Supplementary Resources

• Book: 'Hydropower Engineering' by Dr. B.B. Pandey offers deeper theoretical grounding in dam mechanics and turbine efficiency, complementing this course’s applied focus.
• Tool: Use AutoCAD or SketchUp to model basic dam and conduit layouts. Visualizing structures enhances spatial understanding of hydropower components.
• Follow-up: Enroll in advanced courses on renewable energy systems or fluid dynamics to expand technical expertise beyond structural aspects.
• Reference: Consult Central Water Commission (India) reports for updated data on dam safety and hydropower capacity, enriching case study analysis.

Common Pitfalls

• Pitfall: Skipping foundational modules to jump to turbines or generators. This undermines understanding of how structural design influences mechanical performance and system efficiency.
• Pitfall: Ignoring maintenance protocols. Many learners focus on construction but overlook long-term upkeep, which is critical for project sustainability and safety.
• Pitfall: Misinterpreting water conveyance diagrams. Without careful study, penstock alignment and head loss calculations can be misunderstood, leading to flawed design assumptions.

Time & Money ROI

• Time: At 10 weeks with 3–4 hours per week, the time investment is moderate and manageable for working professionals or students.
• Cost-to-value: As a paid course, it offers strong value for engineers in India or South Asia, where hydropower remains a key energy source and career pathway.
• Certificate: The credential enhances resumes for roles in infrastructure, renewable energy, or public sector engineering projects, especially with L&T’s industry recognition.
• Alternative: Free alternatives exist but lack structured curriculum and regional case studies; this course fills a niche for localized, industry-aligned learning.

Editorial Verdict

This course stands out as a well-structured, technically sound introduction to hydropower engineering, particularly valuable for learners in India and South Asia. By focusing on real-world dam projects and integrating both civil and mechanical systems, it bridges academic knowledge with practical application. The involvement of L&T EduTech ensures industry relevance, making it a credible choice for engineering professionals seeking to specialize in renewable energy infrastructure. While not exhaustive in advanced theory, its clarity and regional focus make it a strong foundational offering.

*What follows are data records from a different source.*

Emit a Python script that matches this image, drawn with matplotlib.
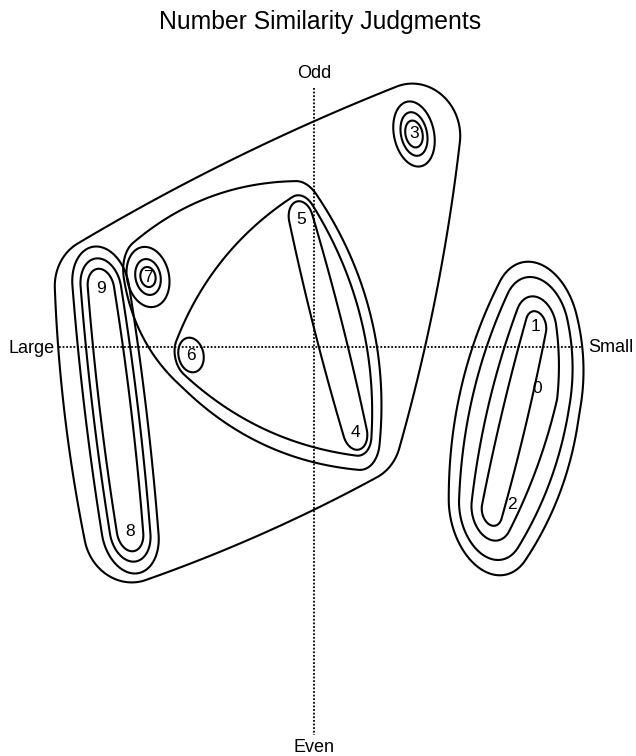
import numpy as np
import matplotlib
matplotlib.use('Agg')
import matplotlib.pyplot as plt
from matplotlib.patches import Polygon

plt.rcParams['font.family'] = ['Liberation Sans', 'DejaVu Sans']

# two-dimensional solution for the digits 0-9
digits = [0, 1, 2, 3, 4, 5, 6, 7, 8, 9]
dim_x = [2.23, 2.22, 1.78, 1.00, 0.41, -0.13, -1.23, -1.66, -1.84, -2.13]
dim_y = [-0.41, 0.21, -1.64, 2.13, -0.85, 1.28, -0.08, 0.70, -1.85, 0.59]

# nested clusters, each drawn as one closed contour
clusters = [
    [3], [3], [3],
    [7], [7], [7],
    [6],
    [4, 5],
    [4, 5, 6],
    [4, 5, 6, 7],
    [8, 9], [8, 9], [8, 9],
    [3, 4, 5, 6, 7, 8, 9],
    [1, 2],
    [0, 1, 2], [0, 1, 2], [0, 1, 2],
]

# contour shape: pen radius, pen aspect, edge bulge
shapes = [
    (0.085, 1.6, 0), (0.13, 1.7, 0), (0.20, 1.65, 0),
    (0.075, 1.35, 0), (0.125, 1.45, 0), (0.21, 1.45, 0),
    (0.125, 1.4, 0),
    (0.12, 1.5, 0.01),
    (0.16, 1.5, 0.08),
    (0.24, 1.6, 0.09),
    (0.13, 1.5, 0.01), (0.20, 1.5, 0.01), (0.28, 1.5, 0.01),
    (0.46, 1.1, 0.02),
    (0.10, 1.5, 0.01),
    (0.20, 1.5, 0.03), (0.32, 1.55, 0.05), (0.42, 1.55, 0.06),
]
TILT = np.radians(12)

label_offset = {2: (14, 5)}


def convex_hull(p):
    p = sorted(map(tuple, p))
    def cross(o, a, b):
        return (a[0] - o[0]) * (b[1] - o[1]) - (a[1] - o[1]) * (b[0] - o[0])
    lower, upper = [], []
    for q in p:
        while len(lower) >= 2 and cross(lower[-2], lower[-1], q) <= 0:
            lower.pop()
        lower.append(q)
    for q in reversed(p):
        while len(upper) >= 2 and cross(upper[-2], upper[-1], q) <= 0:
            upper.pop()
        upper.append(q)
    return np.array(lower[:-1] + upper[:-1])


def outline(p, r, asp, bulge):
    poly = convex_hull(p) if len(p) > 2 else np.array(p)
    if len(poly) == 1:
        P = poly
    else:
        parts = []
        s = np.linspace(0, 1, 80)
        for i in range(len(poly)):
            a, b = poly[i], poly[(i + 1) % len(poly)]
            d = b - a
            L = np.hypot(*d)
            nrm = np.array([d[1], -d[0]]) / L
            parts.append(a + s[:, None] * d + (bulge * L * 4 * s * (1 - s))[:, None] * nrm)
        P = np.vstack(parts)
    th = np.linspace(0, 2 * np.pi, 1440, endpoint=False)
    n = np.column_stack([np.cos(th), np.sin(th)])
    idx = np.argmax(P @ n.T, axis=0)
    rot = np.array([[np.cos(TILT), -np.sin(TILT)], [np.sin(TILT), np.cos(TILT)]])
    A = rot @ np.diag([1, asp])
    M = A @ A.T
    Mn = n @ M
    pen = r * Mn / np.sqrt((n * Mn).sum(1))[:, None]
    return P[idx] + pen


fig = plt.figure(figsize=(6.36, 7.56), dpi=100)
ax = fig.add_axes([0, 0, 1, 1])
ax.set_xlim(-3.14, 3.22)
ax.set_ylim(-4.09, 3.47)
ax.axis('off')

# dotted reference axes
ax.plot([-2.55, 2.69], [0, 0], color='black', lw=1.3, ls=(0, (1, 1)))
ax.plot([0, 0], [2.59, -3.88], color='black', lw=1.3, ls=(0, (1, 1)))

pos = {d: (x, y) for d, x, y in zip(digits, dim_x, dim_y)}
for members, (r, asp, bulge) in zip(clusters, shapes):
    pts = np.array([pos[m] for m in members])
    c = outline(pts, r, asp, bulge)
    ax.add_patch(Polygon(c, closed=True, fill=False, edgecolor='black', lw=1.5, joinstyle='round'))

for d in digits:
    ax.annotate(str(d), pos[d], xytext=label_offset.get(d, (0, 0)), textcoords='offset points',
                ha='center', va='center', fontsize=12.5)

ax.text(0, 2.73, 'Odd', ha='center', va='center', fontsize=13)
ax.text(0, -4.01, 'Even', ha='center', va='center', fontsize=13)
ax.text(-2.82, -0.01, 'Large', ha='center', va='center', fontsize=13)
ax.text(2.97, 0, 'Small', ha='center', va='center', fontsize=13)
fig.text(0.503, 0.971, 'Number Similarity Judgments', ha='center', va='center', fontsize=17.8)

fig.savefig('out.png', dpi=100)
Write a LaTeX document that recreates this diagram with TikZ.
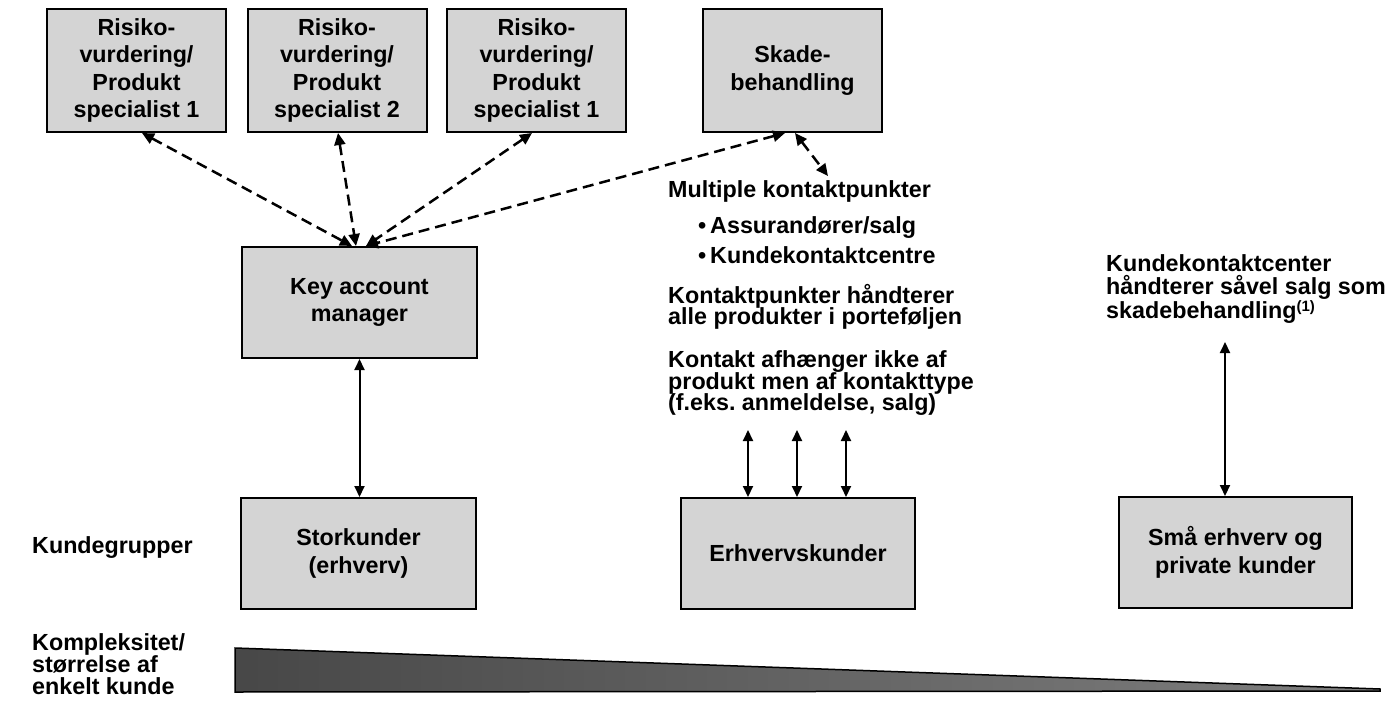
\documentclass[tikz,border=0pt]{standalone}
\usepackage{fontspec}
\setmainfont{Liberation Sans}
\usetikzlibrary{arrows.meta}
\frenchspacing
\begin{document}
\begin{tikzpicture}[x=1pt,y=-1pt,
  box/.style={draw=black,line width=2pt,fill=black!17,inner sep=0pt,align=center,
    font=\bfseries\fontsize{23.3}{27.5}\selectfont},
  topbox/.style={box,minimum width=179pt,minimum height=123pt},
  midbox/.style={box,minimum width=235pt,minimum height=111pt},
  lbl/.style={anchor=base west,inner sep=0pt,font=\bfseries\fontsize{23.3}{22}\selectfont},
  dasharrow/.style={line width=2.5pt,dash pattern=on 11pt off 6pt,
    {Triangle[length=12pt,width=11pt]}-{Triangle[length=12pt,width=11pt]}},
  solidarrow/.style={line width=2pt,
    {Triangle[length=11pt,width=10pt]}-{Triangle[length=11pt,width=10pt]}}
]
\useasboundingbox (0,0) rectangle (1390,704);

% top boxes
\node[topbox] (b1) at (136.5,70.5) {Risiko-\\vurdering/\\Produkt\\specialist 1};
\node[topbox] (b2) at (337,70.5) {Risiko-\\vurdering/\\Produkt\\specialist 2};
\node[topbox] (b3) at (536.5,70.5) {Risiko-\\vurdering/\\Produkt\\specialist 1};
\node[topbox] (sk) at (792.5,70.5) {Skade-\\behandling};

% middle
\node[midbox] (kam) at (359.5,302.5) {Key account\\manager};

% customer boxes
\node[midbox] (stork) at (358.5,553.5) {Storkunder\\(erhverv)};
\node[midbox,minimum width=234pt] (erhv) at (798,553.5) {Erhvervskunder};
\node[midbox,minimum width=233pt] (sma) at (1235.5,552.5) {Små erhverv og\\private kunder};

% middle text block
\node[lbl] (t1) at (668,197) {Multiple kontaktpunkter};
\node[lbl] (t2) at (698,233) {\textbullet\,Assurandører/salg};
\node[lbl] (t3) at (698,263) {\textbullet\,Kundekontaktcentre};
\node[lbl] (t4) at (668,303) {Kontaktpunkter håndterer};
\node[lbl] (t5) at (668,324.5) {alle produkter i porteføljen};
\node[lbl] (t6) at (668,367) {Kontakt afhænger ikke af};
\node[lbl] (t7) at (668,389) {produkt men af kontakttype};
\node[lbl] (t8) at (668,410.5) {(f.eks. anmeldelse, salg)};

% right text block
\node[lbl] (r1) at (1106,271) {Kundekontaktcenter};
\node[lbl] (r2) at (1106,294) {håndterer såvel salg som};
\node[lbl] (r3) at (1106,318) {skadebehandling{\fontsize{15}{15}\selectfont\raisebox{7pt}{(1)}}};

% left labels
\node[lbl] (l1) at (32,553) {Kundegrupper};
\node[lbl] (l2) at (32,650) {Kompleksitet/};
\node[lbl] (l3) at (32,672) {størrelse af};
\node[lbl] (l4) at (32,694) {enkelt kunde};

% dashed arrows
\draw[dasharrow] ([xshift=5.5pt]b1.south) -- ([xshift=-7.5pt]kam.north);
\draw[dasharrow] ([xshift=1pt]b2.south) -- ([xshift=-3.5pt]kam.north);
\draw[dasharrow] ([xshift=-4.5pt]b3.south) -- ([xshift=6.5pt]kam.north);
\draw[dasharrow] ([xshift=-7.5pt]sk.south) -- ([xshift=6.5pt]kam.north);
\coordinate (mk) at (828,176);
\draw[dasharrow] ([xshift=2.5pt]sk.south) -- (mk);

% solid arrows
\draw[solidarrow] (kam.south) -- (kam.south |- stork.north);
\coordinate (e1) at (748,430);
\coordinate (e2) at (797,430);
\coordinate (e3) at (846,430);
\draw[solidarrow] (e1) -- (e1 |- erhv.north);
\draw[solidarrow] (e2) -- (e2 |- erhv.north);
\draw[solidarrow] (e3) -- (e3 |- erhv.north);
\coordinate (s1) at (1225,342);
\draw[solidarrow] (s1) -- (s1 |- sma.north);

% complexity wedge
\shade[left color=black!72,right color=black!50,draw=black,line width=1.5pt]
  (235,648) -- (1380,689) -- (1380,691) -- (235,692) -- cycle;
\end{tikzpicture}
\end{document}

That said, learners should approach this course with realistic expectations. It is not a design or simulation course, nor does it delve deeply into environmental impact assessments or policy. However, for its targeted scope—structural components, construction, and electromechanical systems—it delivers effectively. We recommend it for intermediate learners, especially civil engineers, project managers, or energy consultants aiming to deepen their expertise in sustainable hydropower. With supplementary tools and consistent effort, the knowledge gained can translate directly into project planning and technical decision-making roles.